3o Eenige Kenningar zijn van christelijken oorsprong. Hiertoe behooren de omschrijvingen van God, b. v. de eenige heer, de koning der glorie, de albestuurder, de hemelkoning, de roembeschikker, de hemelbestuurder, de glorievorst, de glorieherder, de albeheerscher, de vader, de heer des levens, der daden rechter enz.
Hierbij zij nochtans opgemerkt, dat Wodan ook vader, alvader, uitdeeler der glorie, roemvervuller geheeten wordt.
Hel, hemel en duivel worden niet met Kenningar bedacht; want het is niet uit te maken, of de benamingen van Grendel oorspronkelijk van den duivel gezegd werden.
Sterven wordt omschreven door: in ’s Heeren hoede sterven; het heil des hemels zien; het heil der heiligen, het licht van God zoeken.
Men ziet hieruit, dat het wezen zelf van het epos onaangetast blijft.
4o Christelijke inwerking is nog te bespeuren in Beowulfs opvatting van den tweekamp, waarin hij een soort van godsoordeel ziet; dit doet hij tot tweemaal uitschijnen:
Man tegen man. En wien de dood dan wegrukt,
Die zal verstaan des Albestuurders oordeel. (442)
De wijze Godheid zal daarop de zege
Verbinden aan de hand van een van beiden,
De heilige Heer, alnaar hij ’t nuttigst oordeelt (699–701).
Deze opvatting ontstond in ’t begin der 6de eeuw alleen bij de Germanen en dan nog na hunnen overgang tot het Christendom2.
Het dient opgemerkt, dat de Christelijke toevoegsels nu en dan zich tegenspreken.
De dichter zegt van de Denen, als er sprake is van de heidensche tooverkunsten om Grendel te bezweren:
In ’t volksgevaar.
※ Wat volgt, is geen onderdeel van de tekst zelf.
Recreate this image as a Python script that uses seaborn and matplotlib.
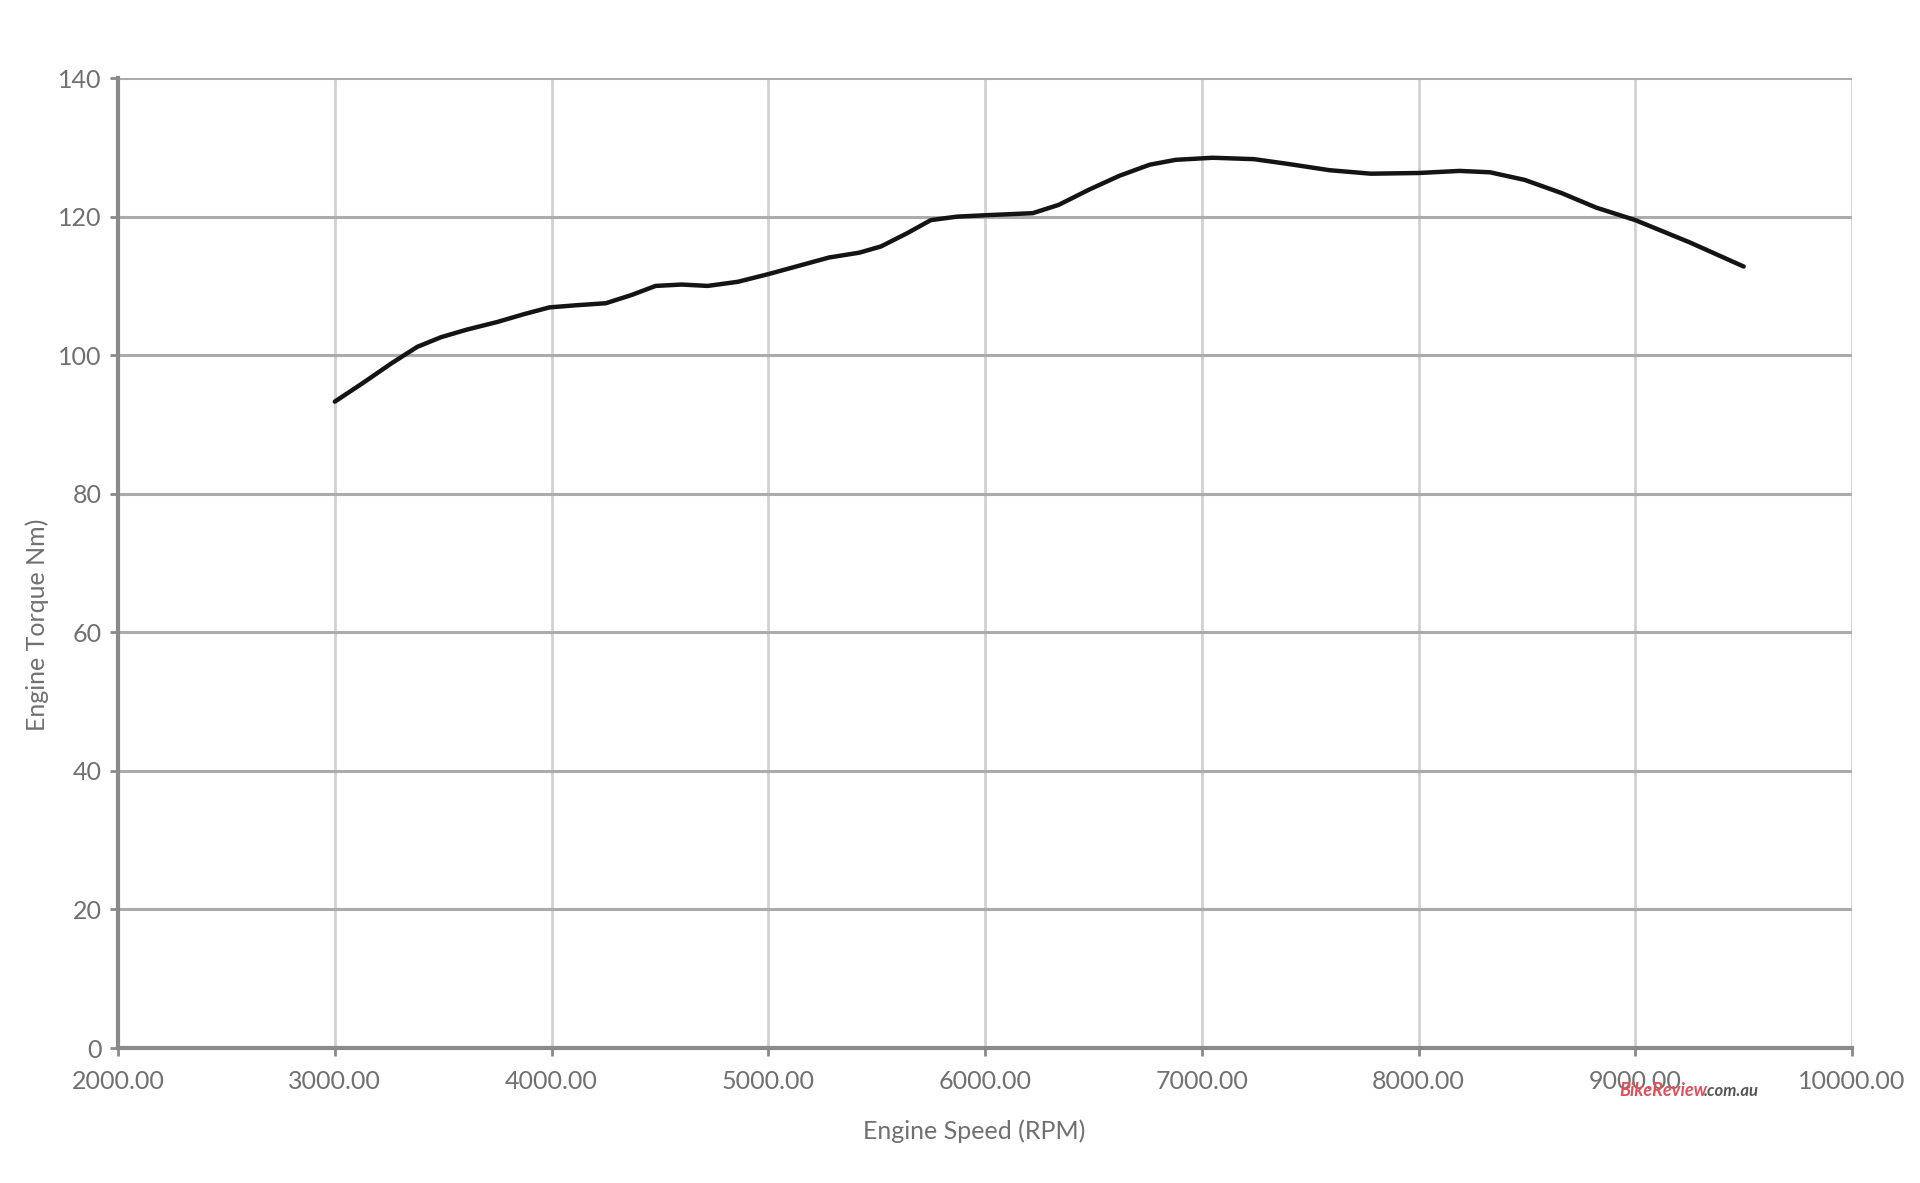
#!/usr/bin/env python3
"""Engine torque curve — torque (Nm) vs engine speed (RPM)."""

import matplotlib
matplotlib.use('Agg')
import matplotlib.pyplot as plt
import seaborn as sns
import pandas as pd

# 读取自图片的数据
rpm = [3000, 3130, 3260, 3380, 3490, 3610, 3750, 3870, 3990, 4110, 4250,
       4370, 4480, 4600, 4720, 4860, 5000, 5140, 5280, 5420, 5520, 5640,
       5750, 5870, 6000, 6220, 6340, 6480, 6620, 6760, 6880, 7050, 7240,
       7400, 7590, 7780, 8000, 8190, 8330, 8490, 8660, 8820, 9000, 9250,
       9500]
torque = [93.3, 96.0, 98.8, 101.2, 102.6, 103.7, 104.8, 105.9, 106.9, 107.2,
          107.5, 108.7, 110.0, 110.2, 110.0, 110.6, 111.7, 112.9, 114.1,
          114.8, 115.7, 117.6, 119.5, 120.0, 120.2, 120.5, 121.7, 123.9,
          125.9, 127.5, 128.2, 128.5, 128.3, 127.6, 126.7, 126.2, 126.3,
          126.6, 126.4, 125.3, 123.4, 121.3, 119.5, 116.3, 112.8]
x_ticks = [2000, 3000, 4000, 5000, 6000, 7000, 8000, 9000, 10000]
y_ticks = [0, 20, 40, 60, 80, 100, 120, 140]

sns.set_theme(style='white')
plt.rcParams['font.family'] = ['Lato', 'DejaVu Sans']

TEXT = '#707070'

df = pd.DataFrame({'rpm': rpm, 'torque': torque})

fig = plt.figure(figsize=(19.2, 11.83), dpi=100)
ax = fig.add_axes([0.0615, 0.1141, 0.9031, 0.8199])

# grid first so the curve sits on top
for x in x_ticks:
    ax.axvline(x, color='#d2d2d2', linewidth=2, zorder=1)
for y in y_ticks:
    ax.axhline(y, color='#ababab', linewidth=2.2, zorder=1)

sns.lineplot(data=df, x='rpm', y='torque', ax=ax, color='#141414',
             linewidth=3.2, zorder=3)
ax.lines[-1].set_solid_joinstyle('round')
ax.lines[-1].set_solid_capstyle('round')

ax.set_xlim(2000, 10000)
ax.set_ylim(0, 140)
ax.set_xticks(x_ticks)
ax.set_xticklabels([f'{v:.2f}' for v in x_ticks])
ax.set_yticks(y_ticks)

for side in ['top', 'right']:
    ax.spines[side].set_visible(False)
for side in ['left', 'bottom']:
    ax.spines[side].set_color('#8a8a8a')
    ax.spines[side].set_linewidth(3)

ax.tick_params(axis='both', colors='#8a8a8a', labelcolor=TEXT, labelsize=18,
               direction='out', length=6, width=2, bottom=True, left=True)
ax.tick_params(axis='x', pad=10)
ax.tick_params(axis='y', pad=6)

ax.set_xlabel('Engine Speed (RPM)', fontsize=18, color=TEXT)
ax.set_ylabel('Engine Torque Nm)', fontsize=18, color=TEXT)
ax.xaxis.set_label_coords(0.494, -0.074)
ax.yaxis.set_label_coords(-0.040, 0.436)

# watermark (sits over the 9000 label, as in the source image)
fig.text(0.8435, 0.0735, 'BikeReview', color='#e0505a', fontsize=13,
         fontweight='bold', fontstyle='italic')
fig.text(0.8875, 0.0735, '.com.au', color='#555555', fontsize=12,
         fontweight='bold', fontstyle='italic')

fig.savefig('out.png', dpi=100)
plt.close(fig)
Dat waren zoo hun zeden,
Hun heiden-denkwijs; naar de helle streefden
Zij in ’t gemoed. Zij kenden niet den Meester enz. (182–84).
Het waren dus heidenen! Later nochtans ziet de inlasscher deze uitspraak over het hoofd, wanneer hij Hrodgar bij herhaling God laat bedanken en hem zelfs eene stichtelijke redevoering in den mond legt:
O Wacht u voor dit zoo verwaten streven,
Mijn lieve Beowulf, gij der helden beste,
En kies ’t voordeeligst, ’t eeuwigdurend welzijn (1794–96).
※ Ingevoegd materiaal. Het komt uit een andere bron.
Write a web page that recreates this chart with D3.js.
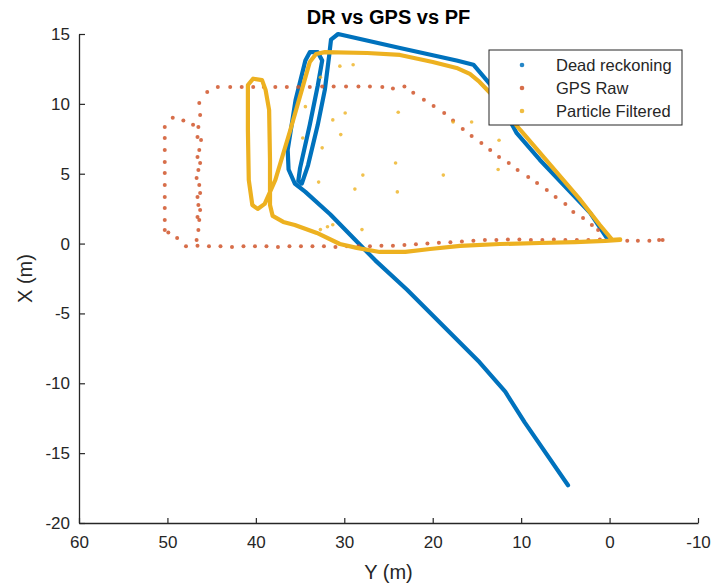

Eenige sporen van het heidendom hebben zelfs stand gehouden, als de wichelarij (208), het weefsel der zege, de vloek op ’t goud, de everhelmen, de reuzen en nikkers, doch vooral het geloof aan het noodlot:
Gelijk het moet, zoo nadert steeds het noodlot. (459).
Mijn slagtroep is geslonken. ’t Noodlot sleepte
De helden heen naar Grendels schrikverschijning (481).
Zelfs wordt het op ééne lijn met God genoemd:
Had hem niet afgeweerd de wijze Godheid
Met Wyrd en moed des mans (1070–71).